Di Indonesia, standar kemiringan atap rumah umumnya ditentukan oleh kondisi cuaca tropis dengan curah hujan yang tinggi.
Atap dengan kemiringan 30 hingga 45 derajat adalah yang paling umum digunakan untuk rumah tinggal, karena memberikan drainase yang baik serta perlindungan dari panas matahari. Namun, dalam konstruksi bangunan komersial, atap datar kadang lebih dipilih karena memberikan lebih banyak ruang untuk penggunaan lainnya, seperti taman kecil atau panel surya.
Beberapa pedoman teknis di Indonesia mengacu pada standar bangunan yang disesuaikan dengan fungsi atap, terutama untuk memastikan keamanan dan keawetan struktur.
Proses perhitungannya sebenarnya cukup sederhana, yakni melibatkan perbandingan antara tinggi dan panjang horizontal dari dasar atap (span). Rumus dasar perhitungannya adalah:
Kemiringan = tan-1 (Tinggi/Lebar)
Misalnya, jika tingginya 2 meter dan lebarnya 4 meter, maka kemiringannya adalah:
tan-1 (2/4) = 26.57°
Perhitungan ini penting untuk memastikan bahwa atap dirancang dengan sudut yang cukup untuk mendukung drainase air dan menahan beban, terutama jika akan menghadapi hujan deras atau salju.
Pemilihan material atap sebuah bangunan sangat dipengaruhi oleh kemiringannya. Berbagai jenis material memiliki karakteristik yang lebih cocok digunakan pada kemiringan tertentu:
Biasanya digunakan untuk atap rumah dengan kemiringan sedang hingga curam (30-45 derajat). Genteng ini membutuhkan kemiringan yang cukup agar air dapat mengalir dengan baik.

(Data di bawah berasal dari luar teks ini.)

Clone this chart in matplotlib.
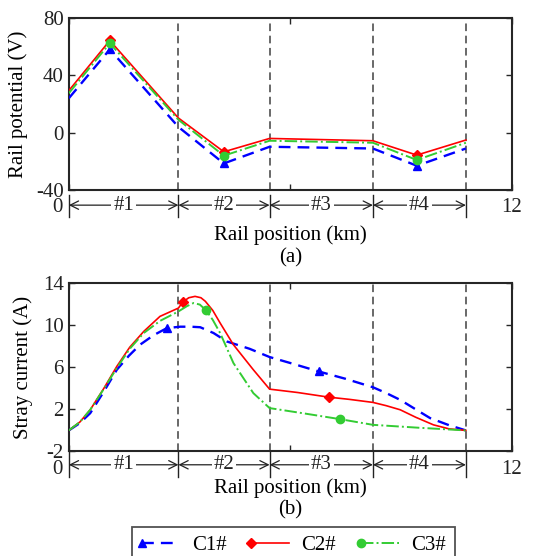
import matplotlib.pyplot as plt
import matplotlib.transforms as mtransforms

plt.rcParams['font.family'] = ['Liberation Serif', 'DejaVu Serif']
plt.rcParams['font.size'] = 15
plt.rcParams['axes.unicode_minus'] = False

# substation / section boundaries (km)
bounds = [0, 2.97, 5.44, 8.24, 10.76]
sections = ['#1', '#2', '#3', '#4']

# (a) rail potential (V)
pot_x = [0, 1.11, 2.97, 4.2, 5.44, 8.24, 9.43, 10.76]
pot_c1 = [24, 58, 4, -21.4, -9.8, -11, -23, -11]
pot_c2 = [29.3, 64.2, 10.2, -13.3, -4, -5.6, -15.6, -5.1]
pot_c3 = [27.5, 62.3, 9, -16, -5.6, -7, -19, -7]
pot_marks = [1, 3, 6]

# (b) stray current (A)
c1_x = [0, 0.3, 0.58, 0.95, 1.3, 1.63, 1.93, 2.3, 2.66, 3.02, 3.3, 3.56, 3.92, 4.28, 4.9, 5.44,
        6.1, 6.77, 7.5, 8.24, 8.6, 8.98, 9.4, 9.79, 10.3, 10.76]
c1_y = [0, 0.7, 1.64, 3.7, 5.76, 7.1, 8.14, 9.05, 9.72, 9.85, 9.85, 9.8, 9.25, 8.45, 7.75, 6.97,
        6.3, 5.6, 4.9, 4.1, 3.55, 2.9, 2.0, 1.17, 0.5, 0]
c1_marks = [8, 17]

c2_x = [0, 0.3, 0.58, 0.95, 1.3, 1.65, 2.03, 2.47, 2.97, 3.09, 3.25, 3.42, 3.58, 3.7, 3.9, 4.1,
        4.46, 5.0, 5.44, 6.2, 7.04, 7.6, 8.24, 8.6, 8.98, 9.4, 9.88, 10.3, 10.76]
c2_y = [0, 0.8, 1.96, 4.0, 6.08, 7.9, 9.4, 10.83, 11.62, 12.2, 12.6, 12.73, 12.6, 12.26, 11.4, 10.2,
        8.14, 5.76, 3.92, 3.6, 3.16, 2.95, 2.66, 2.35, 1.96, 1.25, 0.53, 0.15, 0]
c2_marks = [9, 20]

c3_x = [0, 0.3, 0.58, 0.95, 1.3, 1.65, 2.03, 2.47, 2.97, 3.2, 3.38, 3.55, 3.72, 3.9, 4.1, 4.46,
        5.0, 5.44, 6.4, 7.35, 8.24, 9.5, 10.76]
c3_y = [0, 0.8, 1.96, 3.95, 5.92, 7.75, 9.25, 10.4, 11.3, 11.8, 12.1, 11.95, 11.4, 10.5, 9.25, 6.4,
        3.54, 2.12, 1.6, 1.07, 0.53, 0.25, 0]
c3_marks = [12, 19]

blue = '#0000FF'
red = '#FF0000'
green = '#33CC33'
axcol = '#262626'

fig = plt.figure(figsize=(5.42, 5.56), dpi=100)
ax1 = fig.add_axes([0.127, 0.658, 0.817, 0.310])
ax2 = fig.add_axes([0.127, 0.188, 0.817, 0.303])


def style_axes(ax, ylim, yticks, arrow_y, bar_lo, bar_hi):
    ax.set_xlim(0, 12)
    ax.set_ylim(*ylim)
    ax.set_yticks(yticks)
    ax.set_xticks([0, 6, 12])
    labels = ax.set_xticklabels(['0 ', '', '12'])
    labels[0].set_horizontalalignment('right')
    ax.tick_params(direction='in', length=4, width=1, top=True, right=True,
                   colors=axcol, labelcolor='#222222', labelsize=15)
    ax.tick_params(axis='x', pad=6)
    for s in ax.spines.values():
        s.set_color(axcol)
        s.set_linewidth(1.5)
    trans = mtransforms.blended_transform_factory(ax.transData, ax.transAxes)
    for b in bounds[1:]:
        ax.axvline(b, color='#404040', ls=(0, (5, 3)), lw=1.1, zorder=1)
    for b in bounds:
        ax.plot([b, b], [bar_lo, bar_hi], color='#222222', lw=1.0,
                transform=trans, clip_on=False)
    for i, name in enumerate(sections):
        a, b = bounds[i], bounds[i + 1]
        ax.annotate('', xy=(a, arrow_y), xytext=(b, arrow_y), xycoords=trans,
                    textcoords=trans,
                    arrowprops=dict(arrowstyle='<->', lw=0.9, color='#222222',
                                    shrinkA=0, shrinkB=0, mutation_scale=15))
        ax.text((a + b) / 2, arrow_y, name, transform=trans, ha='center', va='center',
                fontsize=15, color='#222222',
                bbox=dict(facecolor='white', edgecolor='none', pad=1.5))


# (a)
ax1.plot(pot_x, pot_c1, color=blue, ls=(0, (5, 3)), lw=1.7, marker='^', ms=6,
         markevery=pot_marks, zorder=3)
ax1.plot(pot_x, pot_c2, color=red, ls='-', lw=1.2, marker='D', ms=5,
         markevery=pot_marks, zorder=3)
ax1.plot(pot_x, pot_c3, color=green, ls='-.', lw=1.4, marker='o', ms=6,
         markevery=pot_marks, zorder=3)
style_axes(ax1, (-40, 80), [-40, 0, 40, 80], -0.087, -0.03, -0.155)
ax1.set_ylabel('Rail potential (V)')
ax1.yaxis.set_label_coords(-0.093, 0.5)
ax1.set_xlabel('Rail position (km)')
ax1.xaxis.label.set_va('center')
ax1.xaxis.set_label_coords(0.5, -0.26)
ax1.text(0.5, -0.39, '(a)', transform=ax1.transAxes, ha='center', va='center')

# (b)
l1, = ax2.plot(c1_x, c1_y, color=blue, ls=(0, (5, 3)), lw=1.7, marker='^', ms=6,
               markevery=c1_marks, zorder=3, label='C1#')
l2, = ax2.plot(c2_x, c2_y, color=red, ls='-', lw=1.2, marker='D', ms=5,
               markevery=c2_marks, zorder=3, label='C2#')
l3, = ax2.plot(c3_x, c3_y, color=green, ls='-.', lw=1.4, marker='o', ms=6,
               markevery=c3_marks, zorder=3, label='C3#')
style_axes(ax2, (-2, 14), [-2, 2, 6, 10, 14], -0.079, 0.0, -0.149)
ax2.set_ylabel('Stray current (A)')
ax2.yaxis.set_label_coords(-0.08, 0.5)
ax2.set_xlabel('Rail position (km)')
ax2.xaxis.label.set_va('center')
ax2.xaxis.set_label_coords(0.5, -0.215)
ax2.text(0.5, -0.345, '(b)', transform=ax2.transAxes, ha='center', va='center')

leg = fig.legend(handles=[l1, l2, l3], loc='upper center', bbox_to_anchor=(0.542, 0.053),
                 ncol=3, frameon=True, fancybox=False, edgecolor=axcol, numpoints=1,
                 handlelength=1.8, handletextpad=0.6, columnspacing=1.2, borderpad=0.45,
                 borderaxespad=0, fontsize=15)
leg.get_frame().set_linewidth(1.3)
for h in leg.get_lines():
    h.set_markevery([0])

fig.savefig('out.png', dpi=100)
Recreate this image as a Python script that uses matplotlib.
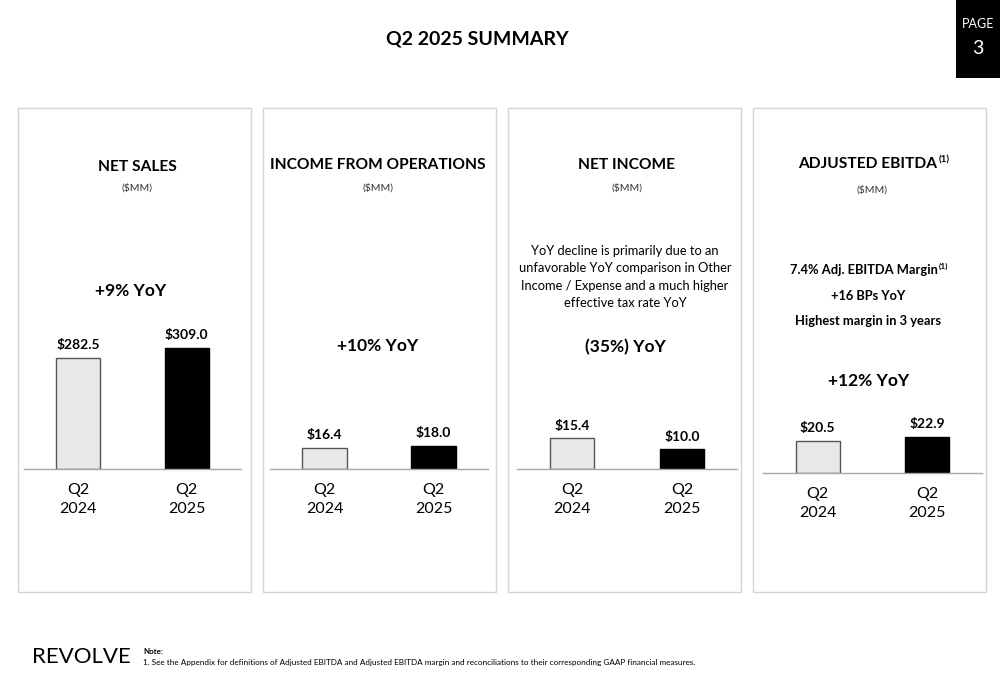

Mirip dengan genteng tanah liat, material ini juga lebih cocok pada kemiringan sedang hingga curam karena beratnya.
Lebih fleksibel dan bisa digunakan pada atap dengan kemiringan rendah hingga tinggi. Seng atau metal sering digunakan pada bangunan dengan desain atap datar atau miring rendah.
Bahan ini cocok digunakan untuk atap bangunan dengan kemiringan rendah karena ringan dan mudah dipasang, namun memiliki keterbatasan dalam hal estetika dan daya tahan terhadap cuaca ekstrem.
Pada intinya, material yang dipilih harus mempertimbangkan daya tahan terhadap air, panas, serta perubahan suhu.
Kemiringan atap memiliki dampak signifikan pada biaya konstruksi dan keamanan bangunan. Semakin curam atap, semakin kompleks dan mahal konstruksinya. Hal ini karena memerlukan bahan lebih banyak dan struktur pendukung yang lebih kuat untuk menahan beban.
Kemiringan yang curam juga memiliki risiko lebih tinggi selama pemasangan dan pemeliharaan. Perlu menggunakan alat pelindung diri dan metode pemasangan yang lebih aman untuk menghindari kecelakaan kerja.
Biaya tambahan juga bisa timbul dari material yang digunakan, karena atap curam membutuhkan lebih banyak material dibandingkan dengan jenis datar atau rendah.
Namun, keuntungan dari atap curam adalah perlindungan lebih baik pada cuaca buruk, serta lebih rendahnya risiko kerusakan akibat genangan air atau salju. Pada akhirnya, faktor anggaran, kebutuhan, dan keamanan jangka panjang tetap harus dipertimbangkan.
Tren desain saat ini sering memanfaatkan kombinasi berbagai kemiringan atap rumah untuk menciptakan tampilan yang dinamis dan menarik.
Rumah-rumah dengan desain minimalis modern sering menggunakan atap datar atau dengan kemiringan rendah. Selain memberikan kesan bersih dan sederhana, atap datar juga memungkinkan penggunaan ruang tambahan di bagian atas, seperti taman atau area servis.
Sebaliknya, rumah-rumah dengan gaya klasik atau tradisional lebih sering menggunakan atap curam yang memberikan kesan megah dan kokoh. Tren ini tetap populer di daerah dengan curah hujan tinggi karena sangat efisien untuk pengaliran air.
Selain itu, penggunaan material modern seperti kaca, logam, dan panel surya pada berbagai kemiringan atap juga menunjukkan bagaimana teknologi terbaru dapat berintegrasi dengan desain arsitektur. Atap tidak hanya dilihat dari fungsinya, tetapi juga dari aspek inovasi dan keberlanjutannya.